The Graduate School Experience I Couldn't Plan For

I knew there would be differences when I completed my time at Saint Anselm College and went to the University of Edinburgh for my master's degree. 

I went from a school less than a two-hour drive from my front door to a school that was founded before The Thirteen Colonies and has a grading system where a 60 is good. The time would also be much shorter as my MSc Creative Writing program only goes from September 2019 to August 2020 with a graduation ceremony in November 2020. After having four years at St. As to build relationships and experience traditions, a year didn't feel like it would be able to offer many extracurricular activities.

Thankfully I was able to prepare for these things before I even applied for my Tier IV Student Visa.

What I wasn't able to prepare for were strikes that would take five weeks away from being in a classroom or a global pandemic that stole another two weeks and made the 3000-mile difference between my home and me feel even further.
The first UCU Strike ended my first semester early, while the second, fourteen-day strike was in the middle of the second semester.  They were undoubtedly inconvenient, but my classmates and I supported our professors by meeting up off-campus and trying to do coursework without an instructor present. The weather during these times was dark and dreary anyway, so not having to walk to class in the rain was a silver lining. We assumed there would be plenty of time in the spring and summer to see each other and explore.

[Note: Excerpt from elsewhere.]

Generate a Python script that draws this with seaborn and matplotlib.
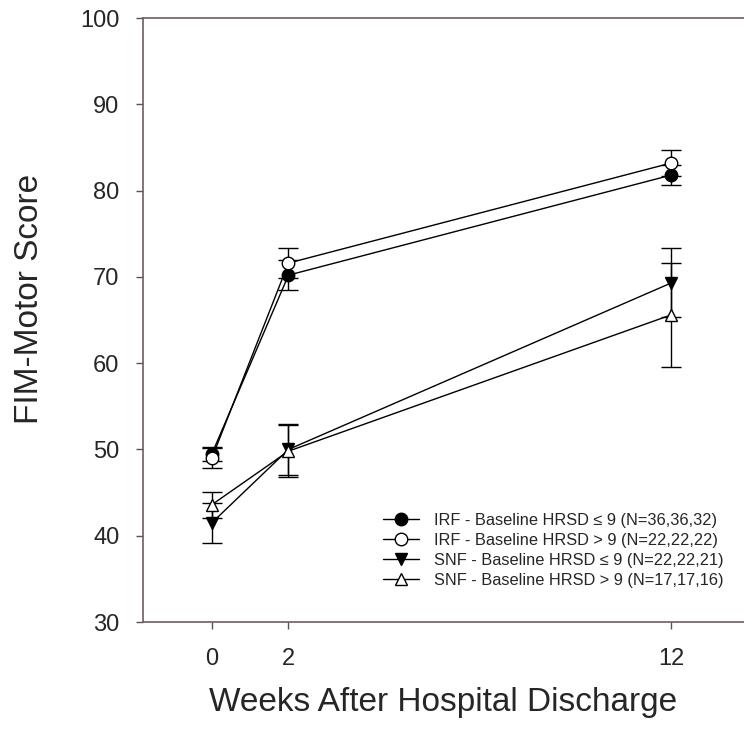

The last day of the strike was Friday, March 13: the same day we got a school-wide email explaining that the remainder of the semester would move online. My classmates and I were devastated. Of course, we knew the coronavirus was spreading, but we hoped it would stay out of Scotland a little bit longer. We only had two weeks left of classroom time.

One class moved to online forums, another had one Zoom call, but canceled the last class, and my workshop met over Zoom without an instructor. Conferences and festivals were canceled. Summer travels became airline vouchers and refunds. My favorite cafes to write in closed indefinitely or switched to takeaway orders only. Instead of my idealized summer of exploring and fiction writing, I got the most out of my monthly rent payments by spending the majority of time in my bedroom.

Thankfully, Edinburgh is beautiful, and I'm not one to waste the opportunity of living abroad. Walks through parks and hills allowed me to practice some of the skills I learned in my Digital Photography class from senior year at St. As. There may not be any available tour guides to give background information at the moment, but there is still plenty to see.
My proudest lockdown accomplishment has to be the anthology publication of From Arthur's Seat Volume V, a tradition for the MSc Creative Writing students to produce. We started the process in the fall and refused to let a global pandemic hold us back. Unable to have a launch party at the local Blackwell's Bookshop, we took advantage of technology and figured out how to host YouTube Livestreams through Zoom.  Although not being able to celebrate together in one room was a disappointment, the Livestreams allowed for family and friends who wouldn't have been in Scotland anyway to hear us read our pieces.

I'm a planner; I always have been, and I expect to remain one.  However, for the past year and a half, I've had to remind myself of the mantra, "Make plans, God laughs." 

During Christmas break of my senior year, I was applying for full-time jobs, and graduate school was a thing other people did. By March, I had an application submitted to the University of Edinburgh, and by Easter, I had accepted my placement. One year later, I was in graduate school, but the world was in lockdown.  
This wasn't the year I anticipated. Nobody did. But as strange as it may seem, given the chance, I wouldn't take it back or redo it. 

I've met amazing people and been able to live in a beautiful city. The time I did spend in a classroom was beneficial and introduced me to a community of writers that I would never have met otherwise. I've discovered a love for Pub Trivia, even if my greatest strength throughout it is coming up with the team name. Terms like "team player" and "adaptable" moved from vague resume boosters I hoped were applicable to me, to skills that shined through when situations called for them.

My graduate school experience came with less classroom time than I predicted, but the year was still full of learning opportunities. After all, I'm leaving here with a Creative Writing degree; any craziness results in more material.